Broadmoor in the public imagination is a place of Hallowe'en-worthy horror. Some of the country's most notorious criminals are housed at the high-security psychiatric hospital, including Yorkshire Ripper Peter Sutcliffe, found guilty of murdering 13 women, and serial killer Kenneth Erskine, the Stockwell Strangler. But as we saw in Broadmoor (ITV) a grimly informative, but not hugely revealing, documentary, in reality it's a more diverse, prosaic institution.

It took a five-year battle to allow cameras in to film inmates for the first time. As such, the two-part series had already made headlines with the more extreme details – six staff guarding the most violent patients; an average of five physical assaults a week – taking the edge off the promised "secrets revealed".
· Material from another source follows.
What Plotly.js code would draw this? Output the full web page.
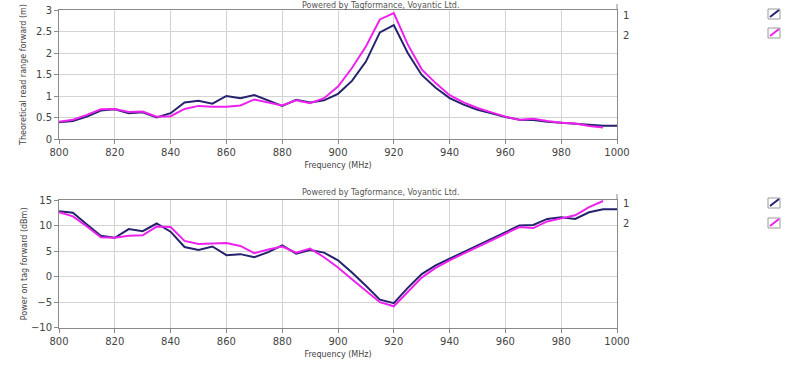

Problematic too was the necessary protection of patients' identities. Faces were blurred and details of crimes held back. What was fresh was the patients' openness: we met "Frank", a violent offender who described how a task chopping a fruit salad left him fighting the urge to attack. He resisted. "What an achievement. A year ago, most likely I would have done it," he told the camera.

There was "Daniel", an articulate 24-year-old who sat on his bed in an "assertive rehabilitation" ward, surrounded by science books and walls plastered with skilled charcoal portraits. He could have been mistaken for a university student. "I've been grateful to come here," he said. We were told 10 years ago he was convicted of a violent crime against his own family.

 

When the patients became unreliable story-tellers, we had psychiatrists and other staff. Yes, there was bleak detail – like the showing of a cupboard of self-styled weapons including sharpened plastic spoons – but the focus was on patients' progress and rehabilitation.

Cameras were ushered out twice. Once when a violent inmate resisting return to his room was escorted by nine staff who raced from the space like zoo-keepers fleeing a wild cat. That wasn't uncommon, we were told, as blood was mopped up.

This seemed to be the version of Broadmoor that Broadmoor wanted us to see. Perhaps to expect anything else is, like the common portrayal of the institution, unrealistic.